─── RAW RECORDS
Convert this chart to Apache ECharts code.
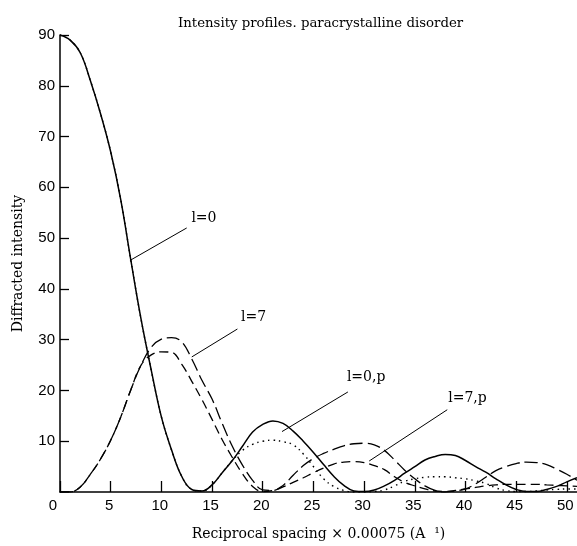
<!DOCTYPE html>
<html>
<head>
<meta charset="utf-8">
<script src="https://cdn.jsdelivr.net/npm/echarts@6/dist/echarts.min.js"></script>
<style>
html,body{margin:0;padding:0;background:#fff;}
#chart{width:577px;height:546px;}
</style>
</head>
<body>
<div id="chart"></div>
<script>
// Reciprocal spacing sample positions
const xs = [0,1,2,3,4,5,6,7,8,9,10,11,12,13,14,15,16,17,18,19,20,21,22,23,24,25,26,27,28,29,30,31,32,33,34,35,36,37,38,39,40,41,42,43,44,45,46,47,48,49,50,51];

// l=0 (solid)
const l0 = [90,89,86.5,81,74.5,67,57.5,45.5,34,24,14.8,8.3,3.1,0.5,0.2,1.4,3.8,6.2,9,11.8,13.3,14,13.5,12,10,7.8,5.4,3.1,1.3,0.2,0.1,0.4,1.2,2.3,3.7,5.0,6.3,7.0,7.4,7.2,6.2,5.0,3.9,2.6,1.4,0.5,0.1,0.1,0.5,1.1,2.0,2.8];

// l=7 (long dash)
const l7 = [0,0,1.0,3.5,6.5,10.2,14.8,20.2,25.0,28.5,30.1,30.4,29.6,26.2,22.0,18.3,13.5,9.0,5.3,2.3,0.4,0.3,1.3,3.3,5.2,6.6,7.6,8.4,9.1,9.5,9.6,9.3,8.2,6.3,4.3,2.6,1.2,0.3,0,0.2,0.6,1.6,2.9,4.2,5.0,5.6,5.9,5.8,5.4,4.5,3.5,2.3];

// l=0,p (dotted)
const l0p = [90,89,86.5,81,74.5,67,57.5,45.5,34,24,14.8,8.3,3.1,0.5,0.2,1.4,3.8,6.2,8.2,9.4,10.0,10.2,9.9,9.3,7.5,5.0,2.6,1.1,0.3,0,0,0.1,0.4,1.2,2.1,2.6,2.9,3.0,3.0,2.8,2.6,2.2,1.7,0.8,0.3,0.1,0.1,0.2,0.4,0.5,0.6,0.6];

// l=7,p (short dash)
const l7p = [0,0,1.0,3.5,6.5,10.2,14.8,20.2,25.0,27.0,27.6,27.5,25.2,21.8,18.2,14.3,10.3,6.8,3.6,1.1,0.1,0.3,1.0,1.9,2.8,3.8,4.7,5.5,5.9,6.0,5.8,5.2,4.4,3.0,1.9,1.2,0.6,0.2,0.1,0.3,0.6,0.9,1.2,1.4,1.5,1.5,1.5,1.5,1.4,1.3,1.2,1.1];

const xTicks = [0,5,10,15,20,25,30,35,40,45,50];

const titleText = 'Intensity profiles. paracrystalline disorder';
const xName = 'Reciprocal spacing × 0.00075 (A  ¹)';
const yName = 'Diffracted intensity';

// annotation: label, leader start, leader end, text position (data coords)
const notes = [
  {name:'l=0',   from:[6.9,45.6],  to:[12.5,52.0], at:[14.2,53.8]},
  {name:'l=7',   from:[13.0,26.6], to:[17.5,32.1], at:[19.1,34.4]},
  {name:'l=0,p', from:[21.9,11.9], to:[28.4,19.7], at:[30.2,22.5]},
  {name:'l=7,p', from:[30.5,6.1],  to:[38.2,16.2], at:[40.2,18.4]}
];

const serif = '"DejaVu Serif", "Liberation Serif", serif';
const sans = '"Liberation Sans", Arial, sans-serif';

function pairs(ys){ return xs.map((x,i)=>[x, ys[i]]); }

function noteMarks(n){
  return {
    markLine: {
      silent: true, symbol: ['none','none'],
      label: {show:false},
      lineStyle: {type:'solid', color:'#000', width:1},
      data: [[{coord:n.from},{coord:n.to}]]
    },
    markPoint: {
      silent: true, symbol: 'circle', symbolSize: 1,
      itemStyle: {color:'rgba(0,0,0,0)'},
      label: {show:true, position:'inside', color:'#000', fontFamily: serif, fontSize: 14, formatter: n.name},
      data: [{coord:n.at, value:n.name}]
    }
  };
}

const styles = {
  'l=0':   {type:'solid', width:1.5},
  'l=7':   {type:[13,5], width:1.3},
  'l=0,p': {type:[1.5,4], width:1.4},
  'l=7,p': {type:[9,5], width:1.3}
};
const seriesData = {'l=0': l0, 'l=7': l7, 'l=0,p': l0p, 'l=7,p': l7p};
const order = ['l=0,p','l=7,p','l=7','l=0'];

const series = order.map(name => {
  const n = notes.find(a=>a.name===name);
  return Object.assign({
    name, type:'line', data: pairs(seriesData[name]),
    smooth: 0.4, showSymbol:false, symbol:'none',
    lineStyle: Object.assign({color:'#000'}, styles[name]),
    animation:false, z: name==='l=0'?5:3
  }, noteMarks(n));
});

const chart = echarts.init(document.getElementById('chart'), null, {renderer:'canvas'});
chart.setOption({
  backgroundColor:'#fff',
  animation:false,
  title: {
    text: titleText, left: 173, top: 12,
    textStyle: {fontFamily: serif, fontSize: 13.3, fontWeight:'normal', color:'#000'}
  },
  grid: {left:60, right:0, top:35, bottom:50, containLabel:false},
  xAxis: {
    type:'value', min:0, max:51,
    name: xName, nameLocation:'middle', nameGap:35,
    nameTextStyle: {fontFamily: serif, fontSize: 14, color:'#000'},
    axisLine: {show:true, onZero:false, lineStyle:{color:'#000', width:1.5}},
    axisTick: {show:true, inside:true, length:11, customValues: xTicks, lineStyle:{color:'#000', width:1.3}},
    axisLabel: {customValues: xTicks, margin:6, alignMinLabel:'right', padding:[0,3,0,0], color:'#000', fontFamily: sans, fontSize:15},
    splitLine: {show:false}
  },
  yAxis: {
    type:'value', min:0, max:90, interval:10,
    name: yName, nameLocation:'middle', nameGap:35,
    nameTextStyle: {fontFamily: serif, fontSize: 14, color:'#000'},
    axisLine: {show:true, onZero:false, lineStyle:{color:'#000', width:1.5}},
    axisTick: {show:true, inside:true, length:9, lineStyle:{color:'#000', width:1.3}},
    axisLabel: {showMinLabel:false, margin:5, color:'#000', fontFamily: sans, fontSize:15},
    splitLine: {show:false}
  },
  series
});
</script>
</body>
</html>
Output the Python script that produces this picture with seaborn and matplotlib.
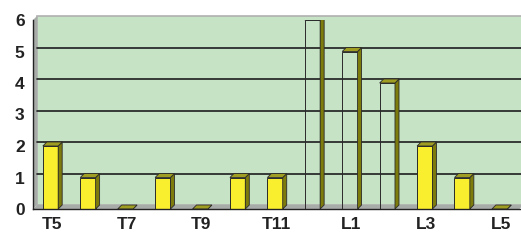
import matplotlib
matplotlib.use("Agg")
import matplotlib.pyplot as plt
from matplotlib.patches import Polygon
import seaborn as sns
import pandas as pd

# data
categories = ["T5", "T6", "T7", "T8", "T9", "T10", "T11", "T12", "L1", "L2", "L3", "L4", "L5"]
counts = [2, 1, 0, 1, 0, 1, 1, 6, 5, 4, 2, 1, 0]
hollow = [False, False, False, False, False, False, False, True, True, True, False, False, False]
shown_labels = ["T5", "T7", "T9", "T11", "L1", "L3", "L5"]

WALL = "#c6e3c6"
YELLOW = "#f9ef2e"
SIDE = "#7d7b0c"
TOP = "#a09e22"
EDGE = "#2a2a2a"
DX, DY = 4.0, 4.0  # depth offset in pixels

sns.set_style("white")
plt.rcParams["font.family"] = ["Liberation Sans", "DejaVu Sans"]

df = pd.DataFrame({"cat": categories, "n": counts})

fig = plt.figure(figsize=(5.21, 2.40), dpi=100)
ax = fig.add_axes([33 / 521, 31 / 240, 486.5 / 521, 189 / 240])
ax.set_facecolor("none")
ax.set_xlim(-0.5, len(categories) - 0.5)
ax.set_ylim(0, 6)

# pixel -> data units
ux = ax.transData.transform((1, 0))[0] - ax.transData.transform((0, 0))[0]
uy = ax.transData.transform((0, 1))[1] - ax.transData.transform((0, 0))[1]
ddx, ddy = DX / ux, DY / uy
x0, x1 = -0.5, len(categories) - 0.5

# back wall, side wall and floor
ax.add_patch(Polygon([(x0 + ddx, ddy), (x1 + ddx, ddy), (x1 + ddx, 6 + ddy), (x0 + ddx, 6 + ddy)],
                     closed=True, facecolor=WALL, edgecolor="#b0b0b0", lw=1.2, zorder=0, clip_on=False))
ax.add_patch(Polygon([(x0, 0), (x0 + ddx, ddy), (x0 + ddx, 6 + ddy), (x0, 6)],
                     closed=True, facecolor="#a8aca8", edgecolor="none", zorder=0.5, clip_on=False))
ax.add_patch(Polygon([(x0, 0), (x1, 0), (x1 + ddx, ddy), (x0 + ddx, ddy)],
                     closed=True, facecolor="#a8aca8", edgecolor="none", zorder=0.5, clip_on=False))
for v in range(1, 6):
    ax.plot([x0 + ddx, x1 + ddx], [v + ddy, v + ddy], color="#1e1e1e", lw=1.2, zorder=1, clip_on=False)

n_before = len(ax.patches)
sns.barplot(data=df, x="cat", y="n", color=YELLOW, width=0.41, edgecolor=EDGE,
            linewidth=0.7, saturation=1, ax=ax, zorder=3)
ax.set_xlim(x0, x1)
ax.set_ylim(0, 6)

for bar, empty in zip(ax.patches[n_before:], hollow):
    bar.set_x(bar.get_x() - 0.3 * ddx)
    if empty:
        bar.set_fill(False)
    bx, bw, bh = bar.get_x(), bar.get_width(), bar.get_height()
    side = [(bx + bw, 0), (bx + bw, bh), (bx + bw + ddx, bh + ddy), (bx + bw + ddx, ddy)]
    top = [(bx, bh), (bx + bw, bh), (bx + bw + ddx, bh + ddy), (bx + ddx, bh + ddy)]
    ax.add_patch(Polygon(side, closed=True, facecolor=SIDE, edgecolor=EDGE, lw=0.6, zorder=3))
    ax.add_patch(Polygon(top, closed=True, facecolor=TOP, edgecolor=EDGE, lw=0.6, zorder=3))

# axes styling
for s in ["top", "right"]:
    ax.spines[s].set_visible(False)
for s in ["left", "bottom"]:
    ax.spines[s].set_color("#222222")
    ax.spines[s].set_linewidth(1.0)
    ax.spines[s].set_zorder(4)

ax.set_yticks(range(0, 7))
ax.tick_params(axis="y", length=3, width=1, color="#222222", pad=3,
               labelsize=12.5, labelcolor="#222222")
ax.set_xticks([categories.index(c) for c in shown_labels])
ax.set_xticklabels(shown_labels)
ax.set_xticks([i + 0.5 for i in range(-1, len(categories))], minor=True)
ax.tick_params(axis="x", which="major", length=0, pad=6, labelsize=12.5, labelcolor="#222222")
ax.tick_params(axis="x", which="minor", length=4, width=1, color="#222222", direction="out")
for lab in ax.get_xticklabels() + ax.get_yticklabels():
    lab.set_fontweight("bold")
ax.set_xlabel("")
ax.set_ylabel("")

fig.savefig("out.png", dpi=100)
──────
= WRITTEN EXERCISE =
Begin at the first line of the data above and repeat each line exactly, stopping after the line containing "const yName = 'Diffracted intensity';". Omit the pictures.

= RESULT FOR THIS EXERCISE =
Convert this chart to Apache ECharts code.
<!DOCTYPE html>
<html>
<head>
<meta charset="utf-8">
<script src="https://cdn.jsdelivr.net/npm/echarts@6/dist/echarts.min.js"></script>
<style>
html,body{margin:0;padding:0;background:#fff;}
#chart{width:577px;height:546px;}
</style>
</head>
<body>
<div id="chart"></div>
<script>
// Reciprocal spacing sample positions
const xs = [0,1,2,3,4,5,6,7,8,9,10,11,12,13,14,15,16,17,18,19,20,21,22,23,24,25,26,27,28,29,30,31,32,33,34,35,36,37,38,39,40,41,42,43,44,45,46,47,48,49,50,51];

// l=0 (solid)
const l0 = [90,89,86.5,81,74.5,67,57.5,45.5,34,24,14.8,8.3,3.1,0.5,0.2,1.4,3.8,6.2,9,11.8,13.3,14,13.5,12,10,7.8,5.4,3.1,1.3,0.2,0.1,0.4,1.2,2.3,3.7,5.0,6.3,7.0,7.4,7.2,6.2,5.0,3.9,2.6,1.4,0.5,0.1,0.1,0.5,1.1,2.0,2.8];

// l=7 (long dash)
const l7 = [0,0,1.0,3.5,6.5,10.2,14.8,20.2,25.0,28.5,30.1,30.4,29.6,26.2,22.0,18.3,13.5,9.0,5.3,2.3,0.4,0.3,1.3,3.3,5.2,6.6,7.6,8.4,9.1,9.5,9.6,9.3,8.2,6.3,4.3,2.6,1.2,0.3,0,0.2,0.6,1.6,2.9,4.2,5.0,5.6,5.9,5.8,5.4,4.5,3.5,2.3];

// l=0,p (dotted)
const l0p = [90,89,86.5,81,74.5,67,57.5,45.5,34,24,14.8,8.3,3.1,0.5,0.2,1.4,3.8,6.2,8.2,9.4,10.0,10.2,9.9,9.3,7.5,5.0,2.6,1.1,0.3,0,0,0.1,0.4,1.2,2.1,2.6,2.9,3.0,3.0,2.8,2.6,2.2,1.7,0.8,0.3,0.1,0.1,0.2,0.4,0.5,0.6,0.6];

// l=7,p (short dash)
const l7p = [0,0,1.0,3.5,6.5,10.2,14.8,20.2,25.0,27.0,27.6,27.5,25.2,21.8,18.2,14.3,10.3,6.8,3.6,1.1,0.1,0.3,1.0,1.9,2.8,3.8,4.7,5.5,5.9,6.0,5.8,5.2,4.4,3.0,1.9,1.2,0.6,0.2,0.1,0.3,0.6,0.9,1.2,1.4,1.5,1.5,1.5,1.5,1.4,1.3,1.2,1.1];

const xTicks = [0,5,10,15,20,25,30,35,40,45,50];

const titleText = 'Intensity profiles. paracrystalline disorder';
const xName = 'Reciprocal spacing × 0.00075 (A  ¹)';
const yName = 'Diffracted intensity';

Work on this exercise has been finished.